And when was the last time that happened? The Governor General’s Literary Awards released its list of finalists on Wednesday morning, the last of the three major national prizes to do so. And none of the nominees can be found on the Scotiabank Giller Prize or Rogers Writers’ Trust lists, which themselves are distinct from each other: 15 nominee slots, 15 writers.
The answer is 1999—when, for the record, no one really got it right, but the WT at least nominated Alistair MacLeod for No Great Mischief, one of CanLit’s masterpieces. In other words, for the entire 21st century there has always been at least one author on more than one list.
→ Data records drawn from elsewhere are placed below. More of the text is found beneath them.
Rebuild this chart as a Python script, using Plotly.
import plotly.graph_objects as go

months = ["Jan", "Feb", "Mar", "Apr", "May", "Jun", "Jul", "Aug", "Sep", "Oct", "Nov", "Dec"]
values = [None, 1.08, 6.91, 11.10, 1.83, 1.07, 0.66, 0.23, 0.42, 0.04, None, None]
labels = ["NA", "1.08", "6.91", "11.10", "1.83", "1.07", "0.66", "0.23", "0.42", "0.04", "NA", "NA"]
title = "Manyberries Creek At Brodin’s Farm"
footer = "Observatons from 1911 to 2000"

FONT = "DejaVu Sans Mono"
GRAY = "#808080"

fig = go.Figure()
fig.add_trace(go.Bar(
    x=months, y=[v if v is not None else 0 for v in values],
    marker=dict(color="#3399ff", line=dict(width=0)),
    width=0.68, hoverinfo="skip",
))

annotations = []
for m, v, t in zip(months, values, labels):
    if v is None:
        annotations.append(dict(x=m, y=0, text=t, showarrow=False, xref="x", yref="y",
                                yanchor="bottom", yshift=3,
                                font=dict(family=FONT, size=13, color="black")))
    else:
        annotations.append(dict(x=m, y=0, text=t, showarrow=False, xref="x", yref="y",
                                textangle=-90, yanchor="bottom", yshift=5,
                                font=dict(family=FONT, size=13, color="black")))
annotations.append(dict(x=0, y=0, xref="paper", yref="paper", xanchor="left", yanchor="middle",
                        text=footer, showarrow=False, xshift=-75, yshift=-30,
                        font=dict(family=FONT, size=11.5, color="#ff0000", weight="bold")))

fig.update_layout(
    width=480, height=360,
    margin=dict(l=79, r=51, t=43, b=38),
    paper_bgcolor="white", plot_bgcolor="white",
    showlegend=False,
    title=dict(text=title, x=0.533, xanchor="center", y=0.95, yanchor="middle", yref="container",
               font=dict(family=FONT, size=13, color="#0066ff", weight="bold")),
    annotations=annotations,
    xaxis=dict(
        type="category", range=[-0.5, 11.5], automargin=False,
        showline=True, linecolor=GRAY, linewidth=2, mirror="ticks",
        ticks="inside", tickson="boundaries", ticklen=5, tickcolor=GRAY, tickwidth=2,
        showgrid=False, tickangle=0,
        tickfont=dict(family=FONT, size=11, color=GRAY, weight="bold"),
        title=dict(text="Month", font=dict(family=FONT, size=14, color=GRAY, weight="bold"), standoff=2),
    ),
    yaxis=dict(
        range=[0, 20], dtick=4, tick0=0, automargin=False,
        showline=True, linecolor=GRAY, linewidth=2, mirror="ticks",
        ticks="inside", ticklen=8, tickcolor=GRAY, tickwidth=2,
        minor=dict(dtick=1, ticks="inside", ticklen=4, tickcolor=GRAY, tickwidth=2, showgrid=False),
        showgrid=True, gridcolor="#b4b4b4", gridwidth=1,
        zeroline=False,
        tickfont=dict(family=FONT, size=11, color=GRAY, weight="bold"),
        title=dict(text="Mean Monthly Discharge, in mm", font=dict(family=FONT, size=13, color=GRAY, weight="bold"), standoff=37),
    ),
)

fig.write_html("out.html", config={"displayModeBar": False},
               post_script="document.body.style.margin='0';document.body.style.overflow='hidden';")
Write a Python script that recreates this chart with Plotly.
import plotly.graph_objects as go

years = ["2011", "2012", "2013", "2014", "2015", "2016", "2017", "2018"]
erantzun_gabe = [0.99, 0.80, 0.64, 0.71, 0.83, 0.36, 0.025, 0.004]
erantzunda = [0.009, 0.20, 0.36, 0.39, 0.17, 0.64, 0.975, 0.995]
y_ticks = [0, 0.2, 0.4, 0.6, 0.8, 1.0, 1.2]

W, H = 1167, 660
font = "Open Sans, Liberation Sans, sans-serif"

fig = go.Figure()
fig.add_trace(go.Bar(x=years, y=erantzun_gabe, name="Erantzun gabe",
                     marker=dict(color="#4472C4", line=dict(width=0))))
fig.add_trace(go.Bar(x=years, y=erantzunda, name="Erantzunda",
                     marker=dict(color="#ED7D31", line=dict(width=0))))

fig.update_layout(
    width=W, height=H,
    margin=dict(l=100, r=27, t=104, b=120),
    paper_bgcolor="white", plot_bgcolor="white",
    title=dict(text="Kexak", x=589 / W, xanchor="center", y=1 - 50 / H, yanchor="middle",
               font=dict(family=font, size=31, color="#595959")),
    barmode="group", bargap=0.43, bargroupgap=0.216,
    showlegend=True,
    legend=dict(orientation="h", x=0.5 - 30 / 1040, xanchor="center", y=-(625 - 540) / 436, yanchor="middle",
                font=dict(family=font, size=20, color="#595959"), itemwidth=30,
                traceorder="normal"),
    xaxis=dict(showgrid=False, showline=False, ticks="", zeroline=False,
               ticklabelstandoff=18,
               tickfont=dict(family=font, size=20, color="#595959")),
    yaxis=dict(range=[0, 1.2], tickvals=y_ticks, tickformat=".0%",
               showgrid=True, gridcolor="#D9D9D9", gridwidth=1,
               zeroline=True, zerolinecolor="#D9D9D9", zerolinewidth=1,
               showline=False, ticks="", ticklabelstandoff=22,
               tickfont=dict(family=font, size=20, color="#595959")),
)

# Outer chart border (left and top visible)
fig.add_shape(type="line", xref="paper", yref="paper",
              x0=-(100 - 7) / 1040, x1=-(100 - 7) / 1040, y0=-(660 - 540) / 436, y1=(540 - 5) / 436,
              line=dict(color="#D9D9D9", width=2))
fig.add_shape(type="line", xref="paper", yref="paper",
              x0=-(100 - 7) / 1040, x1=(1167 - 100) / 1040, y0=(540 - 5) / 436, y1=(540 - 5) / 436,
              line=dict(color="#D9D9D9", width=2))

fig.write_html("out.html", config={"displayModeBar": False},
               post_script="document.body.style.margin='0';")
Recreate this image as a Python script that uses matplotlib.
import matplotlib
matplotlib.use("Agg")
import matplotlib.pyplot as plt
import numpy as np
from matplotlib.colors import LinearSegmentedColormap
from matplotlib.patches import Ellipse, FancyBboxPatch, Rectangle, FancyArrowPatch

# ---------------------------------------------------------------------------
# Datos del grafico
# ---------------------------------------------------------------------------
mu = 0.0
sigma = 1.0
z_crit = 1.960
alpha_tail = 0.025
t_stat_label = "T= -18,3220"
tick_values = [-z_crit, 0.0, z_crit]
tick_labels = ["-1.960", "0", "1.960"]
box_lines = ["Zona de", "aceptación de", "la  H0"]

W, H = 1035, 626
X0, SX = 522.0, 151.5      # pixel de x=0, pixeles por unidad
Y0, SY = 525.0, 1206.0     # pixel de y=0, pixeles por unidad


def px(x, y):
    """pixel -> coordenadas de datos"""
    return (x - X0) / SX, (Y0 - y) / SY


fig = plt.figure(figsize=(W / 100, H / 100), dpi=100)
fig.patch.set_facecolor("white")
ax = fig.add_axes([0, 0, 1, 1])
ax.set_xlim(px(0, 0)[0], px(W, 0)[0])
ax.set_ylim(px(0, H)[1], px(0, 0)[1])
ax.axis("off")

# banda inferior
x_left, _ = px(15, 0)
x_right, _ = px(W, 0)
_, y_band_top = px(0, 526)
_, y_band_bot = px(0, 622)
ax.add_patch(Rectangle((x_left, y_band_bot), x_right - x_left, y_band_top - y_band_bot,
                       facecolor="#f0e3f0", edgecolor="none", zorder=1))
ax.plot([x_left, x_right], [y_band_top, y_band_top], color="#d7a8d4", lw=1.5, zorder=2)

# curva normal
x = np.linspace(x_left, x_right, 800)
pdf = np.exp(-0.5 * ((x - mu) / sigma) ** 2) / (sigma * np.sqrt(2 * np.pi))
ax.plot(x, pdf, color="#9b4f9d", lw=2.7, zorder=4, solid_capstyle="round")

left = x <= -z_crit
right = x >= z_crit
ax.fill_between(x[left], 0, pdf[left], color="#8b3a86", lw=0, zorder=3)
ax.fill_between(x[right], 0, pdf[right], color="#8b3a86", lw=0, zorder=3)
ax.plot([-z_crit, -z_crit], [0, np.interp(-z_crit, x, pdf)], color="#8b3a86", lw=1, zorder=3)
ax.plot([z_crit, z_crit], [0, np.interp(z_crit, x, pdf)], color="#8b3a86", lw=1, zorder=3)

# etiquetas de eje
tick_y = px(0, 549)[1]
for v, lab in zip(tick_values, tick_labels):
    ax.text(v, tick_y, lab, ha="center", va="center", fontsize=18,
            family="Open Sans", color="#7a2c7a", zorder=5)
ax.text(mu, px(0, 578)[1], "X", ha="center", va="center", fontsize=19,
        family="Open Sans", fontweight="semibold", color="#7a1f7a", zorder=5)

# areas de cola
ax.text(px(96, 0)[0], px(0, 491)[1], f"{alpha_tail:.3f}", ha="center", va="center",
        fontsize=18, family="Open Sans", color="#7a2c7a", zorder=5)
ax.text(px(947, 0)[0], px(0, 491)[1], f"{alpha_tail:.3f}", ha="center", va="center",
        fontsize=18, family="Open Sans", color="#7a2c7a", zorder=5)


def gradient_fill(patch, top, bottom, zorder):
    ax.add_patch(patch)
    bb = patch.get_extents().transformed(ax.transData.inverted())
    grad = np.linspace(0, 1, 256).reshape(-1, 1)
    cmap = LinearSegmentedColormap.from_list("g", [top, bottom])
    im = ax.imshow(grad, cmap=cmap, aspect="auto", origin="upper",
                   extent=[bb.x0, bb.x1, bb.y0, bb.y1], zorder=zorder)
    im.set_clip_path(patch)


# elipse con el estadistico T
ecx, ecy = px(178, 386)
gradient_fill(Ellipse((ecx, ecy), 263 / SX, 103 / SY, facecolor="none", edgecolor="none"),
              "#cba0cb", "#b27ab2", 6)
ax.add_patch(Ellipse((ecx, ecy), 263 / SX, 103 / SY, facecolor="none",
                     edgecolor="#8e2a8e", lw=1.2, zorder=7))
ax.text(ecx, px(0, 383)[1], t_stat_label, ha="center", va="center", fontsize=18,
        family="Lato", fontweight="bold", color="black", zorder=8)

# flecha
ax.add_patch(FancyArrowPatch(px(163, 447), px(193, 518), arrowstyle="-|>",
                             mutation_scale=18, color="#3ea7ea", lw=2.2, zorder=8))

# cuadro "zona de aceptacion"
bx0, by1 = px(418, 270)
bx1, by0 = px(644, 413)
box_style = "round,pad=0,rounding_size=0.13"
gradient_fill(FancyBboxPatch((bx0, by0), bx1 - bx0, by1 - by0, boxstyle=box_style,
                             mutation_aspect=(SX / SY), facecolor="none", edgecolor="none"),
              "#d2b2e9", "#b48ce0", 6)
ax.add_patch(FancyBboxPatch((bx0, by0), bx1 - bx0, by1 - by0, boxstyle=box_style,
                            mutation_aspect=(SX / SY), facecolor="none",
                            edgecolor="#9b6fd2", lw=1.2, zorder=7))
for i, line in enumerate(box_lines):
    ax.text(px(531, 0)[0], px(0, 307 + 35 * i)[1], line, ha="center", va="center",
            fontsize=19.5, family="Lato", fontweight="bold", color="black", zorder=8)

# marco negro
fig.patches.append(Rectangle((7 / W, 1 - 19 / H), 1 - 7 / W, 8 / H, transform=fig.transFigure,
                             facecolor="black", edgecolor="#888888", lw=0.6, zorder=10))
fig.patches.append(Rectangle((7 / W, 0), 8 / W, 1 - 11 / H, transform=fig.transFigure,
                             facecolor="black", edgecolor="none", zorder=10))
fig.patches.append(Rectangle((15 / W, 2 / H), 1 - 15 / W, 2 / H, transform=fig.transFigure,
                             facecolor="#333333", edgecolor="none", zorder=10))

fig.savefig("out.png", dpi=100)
Last year the pendulum swung far in the opposite direction, with only 11 writers filling 2016’s 16 slots—all five GG finalists, in fact, had already been named to one of the other lists.
If there are evident threads, political and literary, linking jurors’ choices for the Giller and WT, it can be hard to discern a pattern to those made by the GG jury, novelists Darren Greer, Robert Hough, and Padma Viswanathan:
• We’ll All Be Burnt in Our Beds Some Night by Joel Thomas Hynes
• The Water Beetles by Michael Kaan
• All the Beloved Ghosts by Alison MacLeod
• Uncertain Weights and Measures by Jocelyn Parr
• Lost in September by Kathleen Winter
“Stylistically diverse” is as good a summation as any commentary has so far managed. With perhaps one caveat: ghosts. They have always haunted fiction, of course, because they encapsulate memory and the undead, unkillable past, and what else is there to write about? But this year they are more concrete (to use an unspiritual word) than usual, accusing and comforting across all three prize lists.